Following the exposure of her true identity, Perry gave interviews about her past as she sought to rehabilitate her image, telling the Guardian: "Why can't I be judged for who I am now, not what I was then?"
Who was Anne Perry?
Perry was born in Blackheath, southeast London, in October 1938, and moved first to the Bahamas at the age of eight before settling in New Zealand.
Her website states that she had been fostered as a child due to illness and missed a lot of school as a result.
Following her imprisonment and by then aged in her 20s, Perry returned to live in Hexham, Northumberland, going on to publish the mystical novels Come Armageddon and Tathea.
Perry's second series of crime novels revolve around private detective William Monk and volatile nurse Hester Latterly.
In 2000, she won the Edgar Award, which celebrates mystery novel writers, with Heroes, a short story about a murder that takes place in the trenches during the First World War.
Prior to her death, she had been working on more titles in both the Pitt and Monk series.
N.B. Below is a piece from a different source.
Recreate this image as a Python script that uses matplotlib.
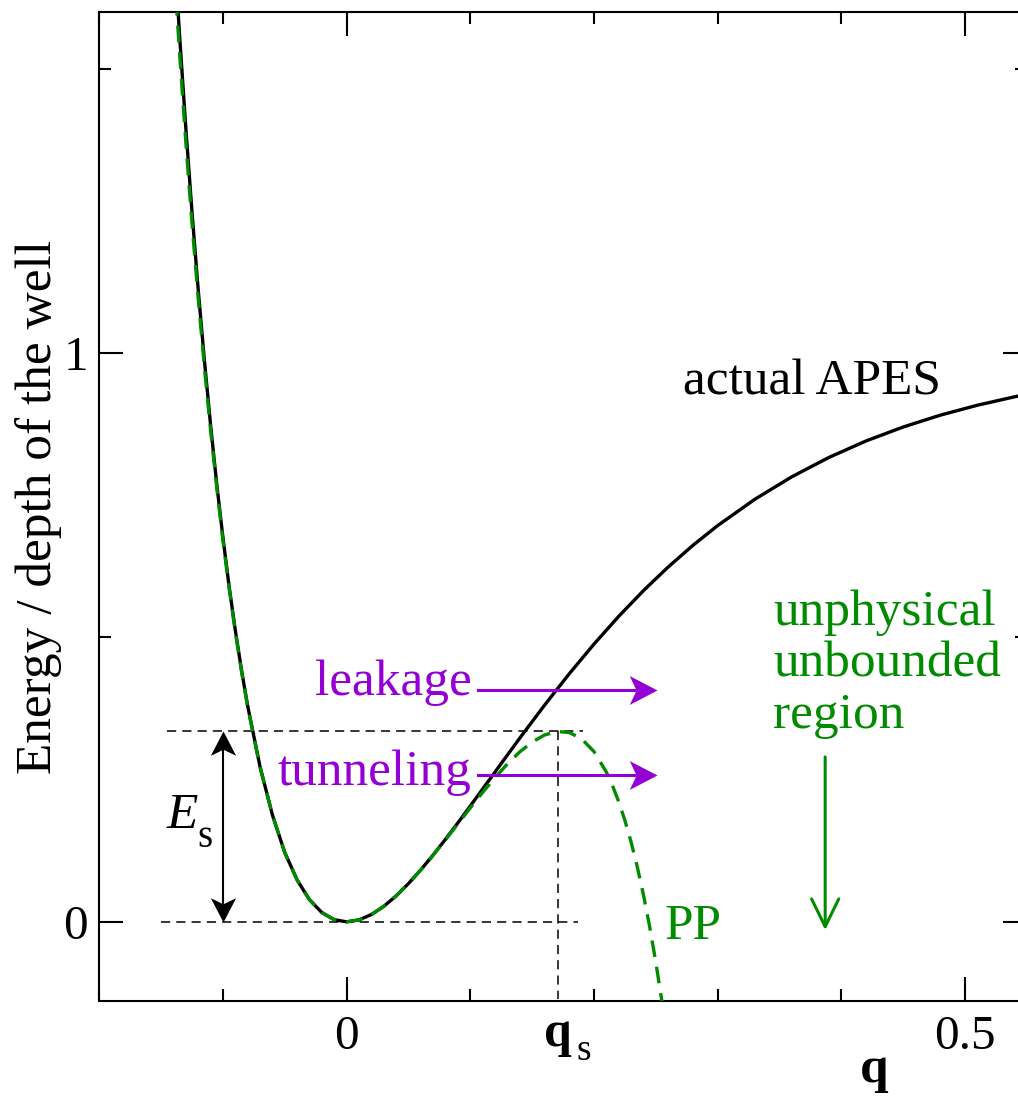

Her works have regularly appeared on the New York Times bestseller list.
She had just this month released another novel in the sequence called The Fourth Enemy and in 2017 released 21 Days, which follows the couple's son Daniel.
Perry, who has also lived in southern California and Portmahomack near Inverness in Scotland, is survived by her brother Dr Jonathan Hulme and his family.
Her agency confirmed her death in Los Angeles, at the age of 84.
A statement from Ki Agency said: "Anne was a loyal and loving friend, and her writing was driven by her fierce commitment to raising awareness around social injustice.
"Many readers have been moved by her empathy for people backed into impossible situations, or overwhelmed by the difficulties of life.
"Her characters inspired much love among her fans, and comforted many readers who were going through tough times themselves."
The agency announced her death along with the Donald Maass Literary Agency in New York and Ken Sherman & Associates in LA, confirming she had died on Monday, April 10.